The police reported traffic flowing past both crash sites.
Melting tarmac has added to the woes of holiday-makers stewing in heavy traffic in the Waikato.
The Transport Agency has sent contractors to inspect the road surface about two kilometres south of Hampton Downs, where traffic has been reduced to a crawl in both southbound lanes.
A northbound motorist said traffic was almost at a standstill in the other direction for about 1km when she drove past the site north of Rangiriri at about 4pm, and she could smell melting tar.
"You could smell the tar because I had my windows down, and I could hear it sticking to the wheels [of southbound vehicles] as they drove past." she told the Herald.
"There were two lanes of traffic, bumper-to-bumper."
A Transport Agency spokeswoman confirmed that hot tarmac had started "bleeding" on what had already been a day of slow traffic through the area.

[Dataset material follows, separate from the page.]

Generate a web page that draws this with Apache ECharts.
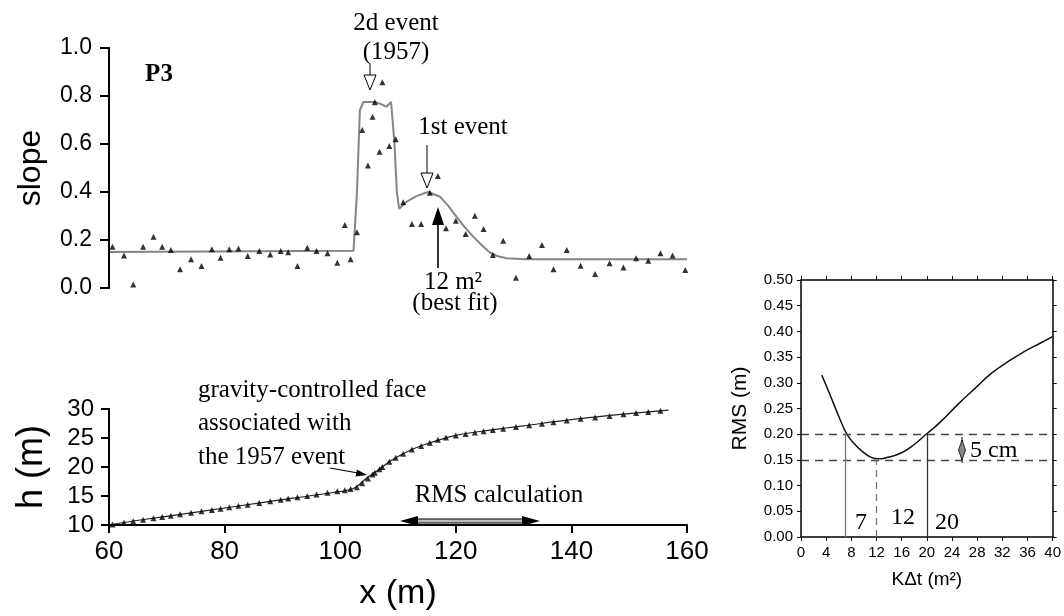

"It's very, very slow - it's been heavy through there all day - one of our traffic hot spots," she said.
"But we don't believe that's related to the tar seal. It's just that the traffic is going slow through there anyway, which means drivers are noticing the tar seal and they wouldn't if they were going at normal speeds."
The spokeswoman said callers to the agency's contact centre were being assured their tyres would not damaged.
Contractors had been sent to check the site, but she believed there was little they could do about the tar, and temperatures were likely to ease soon.
She said heavy congestion at the turnoff to Thames from the Waikato Expressway at the base of the Bombay Hills had eased, as had that on State Highway One north of Auckland past Puhoi.
But northbound traffic was still slow through Warkworth and the Dome Valley to Wellsford.